Well, it was actually modelled after my concept of a child's relationship with their mother. Several moments in the poem did stem from my own experience, but the large majority of it was a story - which is something I try to tell with all of my works. For example, in the later lines when the speaker addresses their mother, explaining that they don't know what to do because of their endless contradictions ["stand mute, speak your truth"] is I feel an accurate interpretation of parenthood, especially in Asian families - you aren't to talk back, yet they demand explanations that they deem excuses. The line "You are not home...I've never felt less alone" is echoed a couple timed throughout the poem and that, I feel, is a child trying to convince themselves of their resentment for their mother - that they like to be alone, the contradiction being that they feel alone when their mother is around. Yet in the very last bit of the poem when another figure comes into picture, the speaker finally acknowledges that they do need someone - and now they are not alone. I was thinking of my sister when I wrote that, actually, but that 'comfort figure' definitely varies from person to person - and I think that having one is really important.

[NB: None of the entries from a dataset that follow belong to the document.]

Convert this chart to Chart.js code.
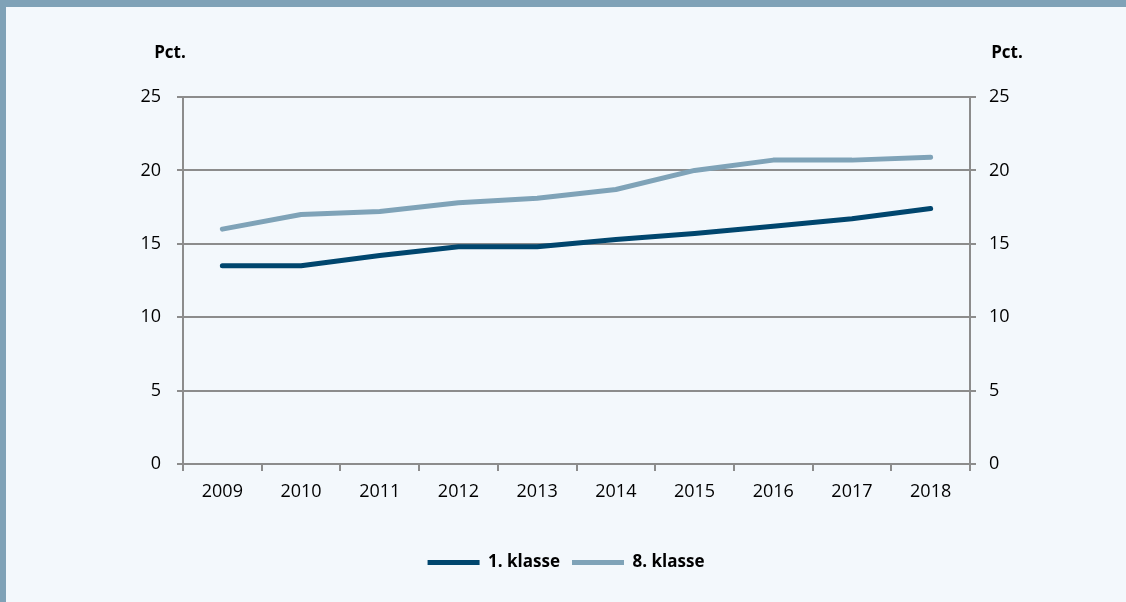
<!DOCTYPE html>
<html>
<head>
<meta charset="utf-8">
<script src="https://cdn.jsdelivr.net/npm/chart.js@4.4.1/dist/chart.umd.min.js"></script>
<style>
  html, body { margin: 0; padding: 0; }
  body { width: 1126px; height: 602px; background: #7fa2b7; position: relative; overflow: hidden; }
  #panel { position: absolute; left: 6px; top: 7px; width: 1120px; height: 595px; background: #f3f8fc; }
  #panel canvas { position: absolute; left: 0; top: 0; }
</style>
</head>
<body>
<div id="panel"><canvas id="c" width="1120" height="595"></canvas></div>
<script>
const categories = ['2009','2010','2011','2012','2013','2014','2015','2016','2017','2018'];
const seriesNames = ['1. klasse', '8. klasse'];
const klasse1 = [13.5, 13.5, 14.2, 14.8, 14.8, 15.3, 15.7, 16.2, 16.7, 17.4];
const klasse8 = [16.0, 17.0, 17.2, 17.8, 18.1, 18.7, 20.0, 20.7, 20.7, 20.9];
const yTicks = [0, 5, 10, 15, 20, 25];
const axisUnit = 'Pct.';

const FONT = "'Open Sans', 'Noto Sans', sans-serif";
const GRID = '#8c8c8c';
const TEXT = '#000';

const unitLabels = {
  id: 'unitLabels',
  afterDraw(chart) {
    const ctx = chart.ctx;
    ctx.save();
    ctx.font = "bold 17px " + FONT;
    ctx.fillStyle = TEXT;
    ctx.textAlign = 'center';
    ctx.textBaseline = 'middle';
    ctx.fillText(axisUnit, chart.chartArea.left - 13, 46);
    ctx.fillText(axisUnit, chart.chartArea.right + 37, 46);
    ctx.restore();
  }
};

new Chart(document.getElementById('c'), {
  type: 'line',
  data: {
    labels: categories,
    datasets: [
      { label: seriesNames[0], data: klasse1, borderColor: '#00466e', backgroundColor: '#00466e',
        borderWidth: 5, borderCapStyle: 'round', borderJoinStyle: 'round', pointRadius: 0, tension: 0, yAxisID: 'y' },
      { label: seriesNames[1], data: klasse8, borderColor: '#7fa3b8', backgroundColor: '#7fa3b8',
        borderWidth: 5, borderCapStyle: 'round', borderJoinStyle: 'round', pointRadius: 0, tension: 0, yAxisID: 'y' }
    ]
  },
  options: {
    responsive: false,
    animation: false,
    devicePixelRatio: 1,
    layout: { padding: { top: 90, bottom: 21, left: 0, right: 0 } },
    plugins: {
      tooltip: { enabled: false },
      legend: {
        position: 'bottom',
        labels: {
          usePointStyle: true,
          pointStyle: 'line',
          pointStyleWidth: 52,
          padding: 12,
          color: TEXT,
          font: { family: FONT, size: 17, weight: 'bold' }
        }
      }
    },
    scales: {
      x: {
        offset: true,
        grid: { display: true, drawOnChartArea: false, offset: true, color: GRID, lineWidth: 2, tickLength: 7 },
        border: { display: true, color: GRID, width: 2 },
        ticks: { color: TEXT, padding: 10, font: { family: FONT, size: 18 }, maxRotation: 0 },
        afterFit(s) { s.height = 78; }
      },
      y: {
        position: 'left',
        min: 0, max: 25,
        afterBuildTicks(s) { s.ticks = yTicks.map(v => ({ value: v })); },
        grid: { color: GRID, lineWidth: 2, tickLength: 6 },
        border: { display: true, color: GRID, width: 2 },
        ticks: { color: TEXT, padding: 16, font: { family: FONT, size: 18 } },
        afterFit(s) { s.width = 177; }
      },
      y2: {
        position: 'right',
        min: 0, max: 25,
        afterBuildTicks(s) { s.ticks = yTicks.map(v => ({ value: v })); },
        grid: { drawOnChartArea: false, color: GRID, lineWidth: 2, tickLength: 6 },
        border: { display: true, color: GRID, width: 2 },
        ticks: { color: TEXT, padding: 13, font: { family: FONT, size: 18 } },
        afterFit(s) { s.width = 156; }
      }
    }
  },
  plugins: [unitLabels]
});
</script>
</body>
</html>
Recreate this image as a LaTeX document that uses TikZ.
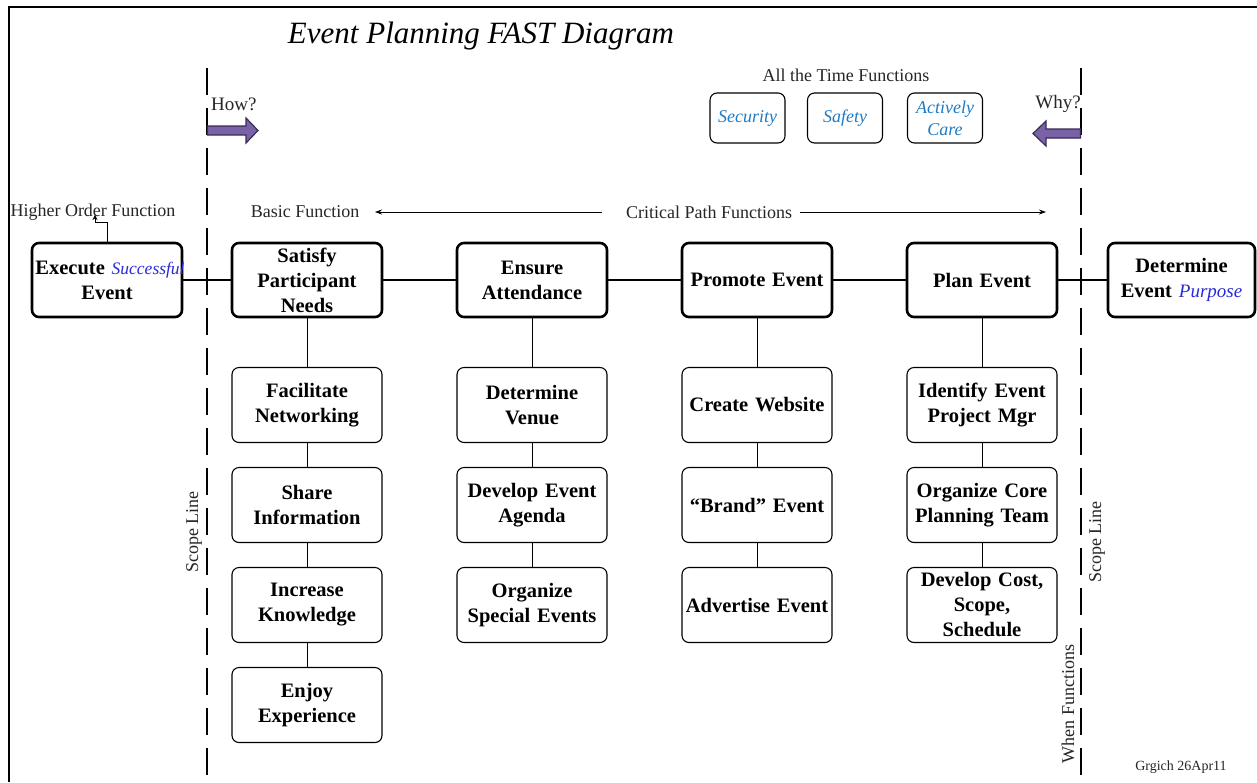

This is such an interesting question! I think a song that kind of fits the poem is "Princesses Don't Cry" by CARYS. Of course, that song is about the relationship between girls and boys - but when you kind of reframe the lyrics [e.g. "so heavy the crown, they carry it tall, but it's weighing me down"] you can see that the perspective really matches. The child in the poem talks a lot about being 'weighed down' in a sense ["...shy from clippers of death that bite their wings."] and of course, as a writer, as someone who wants to tell a story, this child to me feels like they're carrying something very, very deep and something really harmful. And they keep trying to convince themselves they're not alone, they're all that they need, and it really ties into the 'a princess doesn't cry' lyric.
So, I've been a writer all my life, absolutely. But when I first started writing poetry, that was maybe two years ago, I think? Before that, I wrote a lot of stories to channel out a lot of negative emotions that lived inside me at the time. But because they were always temporary moments, they never led anywhere, and they really just got me into more frustration and it just didn't quite work to let out what I felt. I believe that at the time in our English class, we were doing a poetry unit where we analysed a lot of poems and I remember looking at them and just loving the amount of interpretations that came, the amount of hidden meaning. I've always found words fascinating, really, and I wrote my first 'real' poem a while after that unit slipped by. I really liked it, so I tried some more. For a long time, I experimented with short-form poetry (under probably 10-12 lines) and really enjoyed it, so I slowly explored longer forms and when I was introduced to the litmag community, something in me just knew that this was something I really, really wanted to continue doing.
Do you know that saying, "Home is where the Heart is"? It's something I've honestly carried all my life, partly because I've lived in too many apartments and houses to dig my heels into and declare a little plot of land as my home. Home to me is where I feel the most comfortable, where I can feel that I'm loved and that I have love for. If that means going out and eating at the Cheesecake Factory on my birthday, or painting rocks with my itty-bitty cousins, that's home for me. It's a place where I can give and take love in equal measure. It doesn't have to be familial - home is also when I'm with my friends and we're walking, laughing, sharing memes in class, or when I'm writing a speech for my debate club. That's home, to me - it's a place where my heart can really feel.
I take writing inspiration from a vast range of places. From classic mythology and folklore to even childhood nostalgia. My writing often features inspiration from a large variety of sources, from what I can observe of societal tensions to perhaps Homer's timeless Iliad. Inspiration is everywhere: golden hour filtering through the trees, leaves drifting across a pond, a scroll through my trusty Pinterest. Rather than drawing from a single writer, I find that I work best when finding meaning in patterns across literature and lived experience.